Sementara itu, Tim Ahli Cagar Budaya (TACB) Surabaya tetap menyoroti pembuatan pasar koblen di bangunan Cagar Budaya tipe C ini.
Ketua TACB Surabaya Retno Hastijanti berpendapat, jika di sana diharuskan untuk menjadi tempat pasar, namun tetap ada beberapa hal yang tidak boleh disentuh, apalagi sampai dibongkar.
"Yang kita tahu terakhir pasar temporer, bukan bangunan, seperti lapak. Yang kita kawal tak merusak zona utama atau inti," kata Retno, Minggu (25/4/2021).

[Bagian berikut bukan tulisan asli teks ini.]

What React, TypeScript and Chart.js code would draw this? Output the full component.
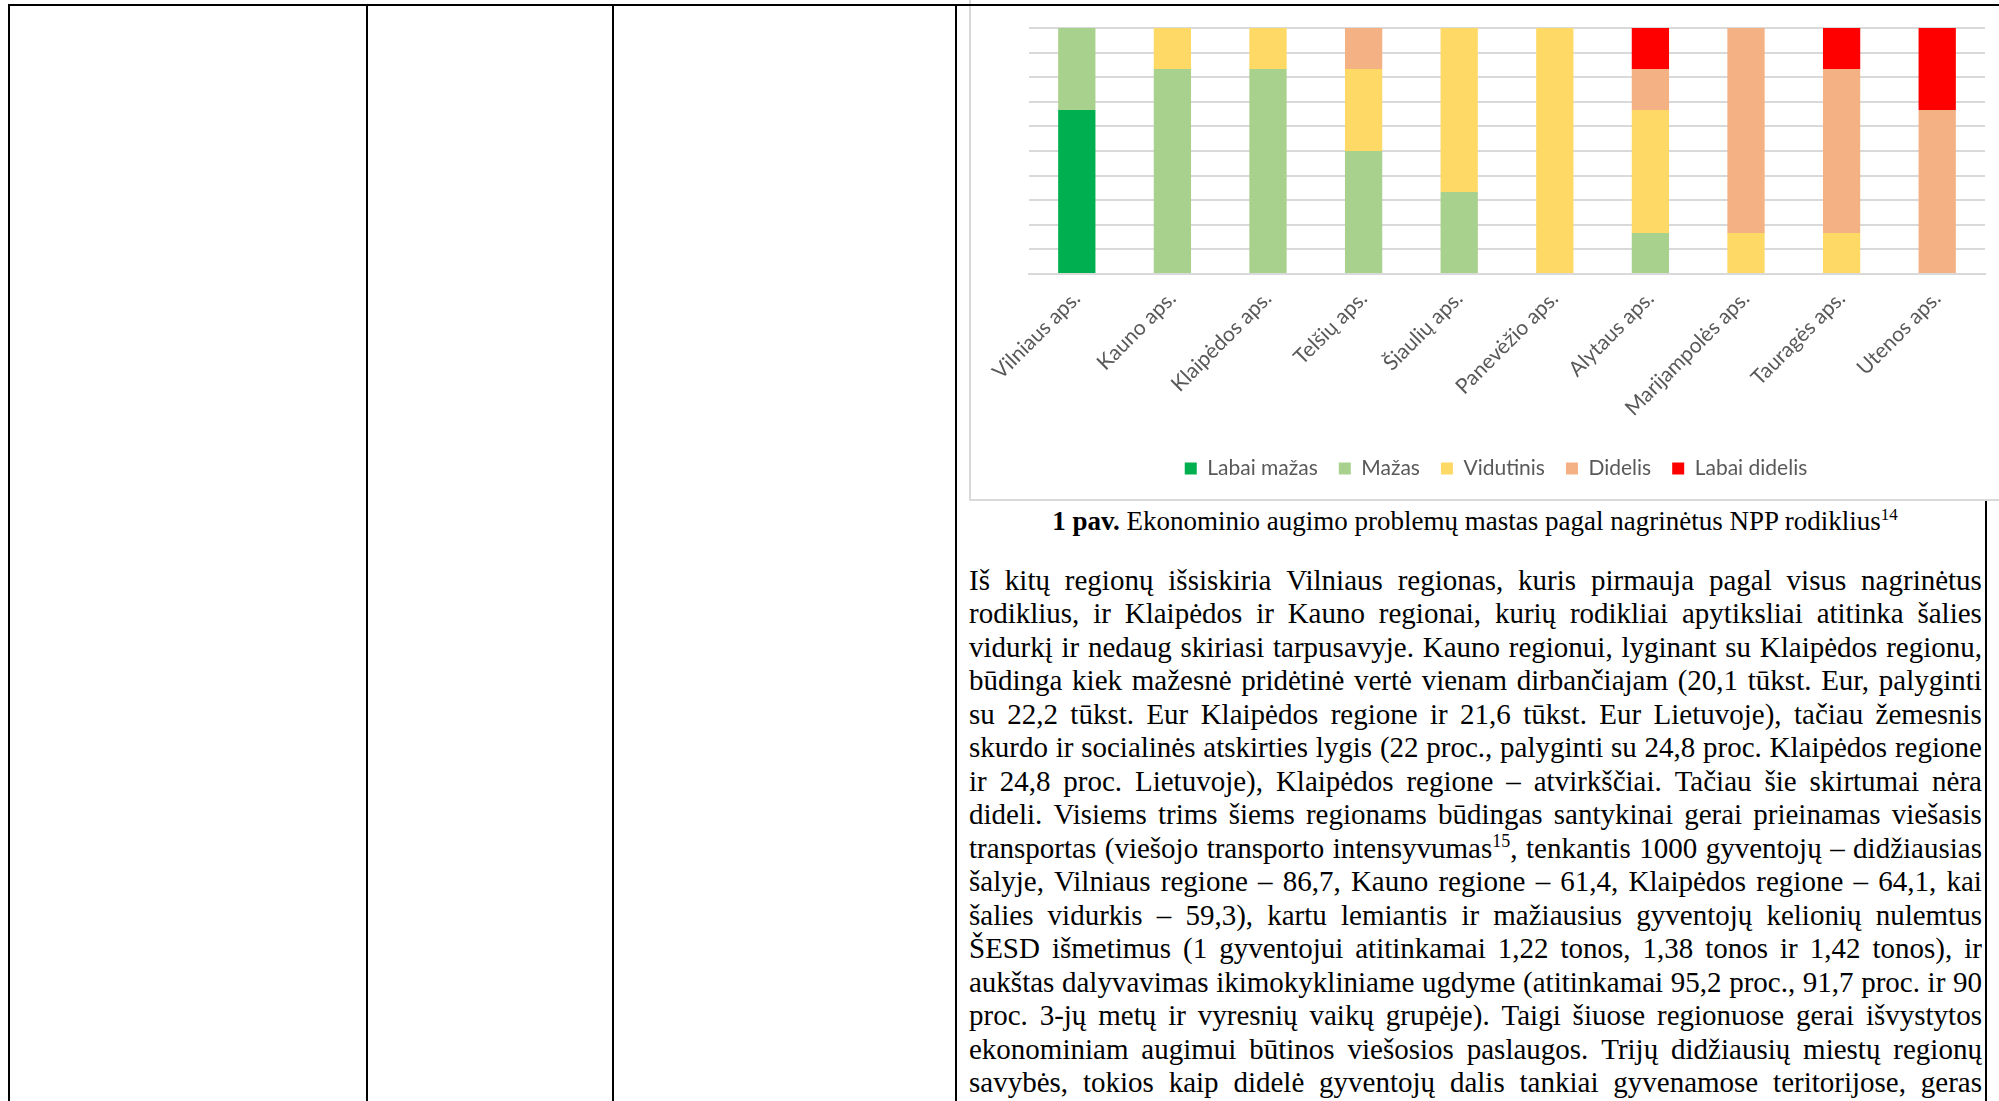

"Saya sudah bertemu pemkot sudah lihat surat keterangan rencana kota," imbuhnya.
Menurut Retno, rencana akan difungsikannya pasar di eks Penjara Koblen ini sudah ada pembahasan sejak 2017 silam.
"Kita simulasikan mana yang bisa. Karena itu milik pribadi bukan milik kita. Kita ngawal pelestariannya, berkali-kali. Setahun bisa empat sampai lima kali," terangnya.
Ia menjelaskan jika dari analisis cagar kebudayaan ada dua tembok yang dibedakan masih asli dan tidak. Kemudian gardu pandang mana yang bisa diselamatkan untuk orisinalitasnya dan kayu yang bisa direplikasi karena keropos.
Ia pun mencontohkan, seperti para pedagang nantinya tak boleh menempel di tembok penjara. "Jarak minimum dua meter dan tidak seluruhnya penuh," hematnya.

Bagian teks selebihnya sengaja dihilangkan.